My remarks so far have been critical. But McCormick’s book improves greatly when he turns to Machiavelli’s History of Florence. Here his method is to ‘accentuate within Machiavelli’s narrative facts over opinion, deeds over words, and verbs over adjectives’. Somewhat to my surprise, I think this works. His argument is that Machiavelli expects the astute reader to grasp that the Florentines have achieved nothing worthwhile because they are addicted to moderate policies, and have lacked the courage to follow the examples of Moses, Romulus, and Agathocles. In short, too little bloodshed, too little ‘populism’. Unlike most users of the word, McCormick thinks there are good populisms as well as bad populisms, just as he thinks there are good tyrannies as well as bad tyrannies. Failure, McCormick claims, was not, in Machiavelli’s view, inevitable; indeed Machiavelli still had hopes that his lessons might fruitfully be applied in practice.

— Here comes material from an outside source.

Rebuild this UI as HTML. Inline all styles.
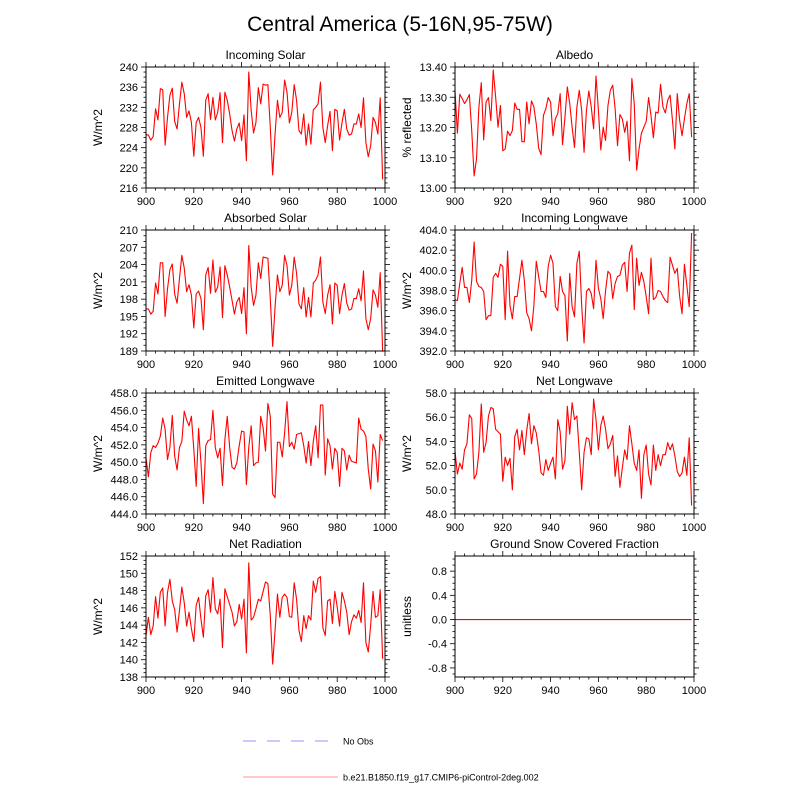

Whether he was right about the Florence of his day is now an academic question. Montaigne was convinced he had little to teach Frenchmen caught up in religious wars, and Hume insisted he had little to teach 18th-century Britain with its new, global empire. Against McCormick, I would argue this is still true as we face our own acute political dilemmas. We need to learn what works and how to reproduce it; but no good comes of incitement to violence while we still have functioning democracies. The greatest advantage of democracy, after all, is that it makes possible non-violent regime change. Machiavelli thought a true statesman must know how to be ‘completely wicked’. McCormick thinks we are yet again in need of such wicked states-persons; I think we should be profoundly grateful we are not.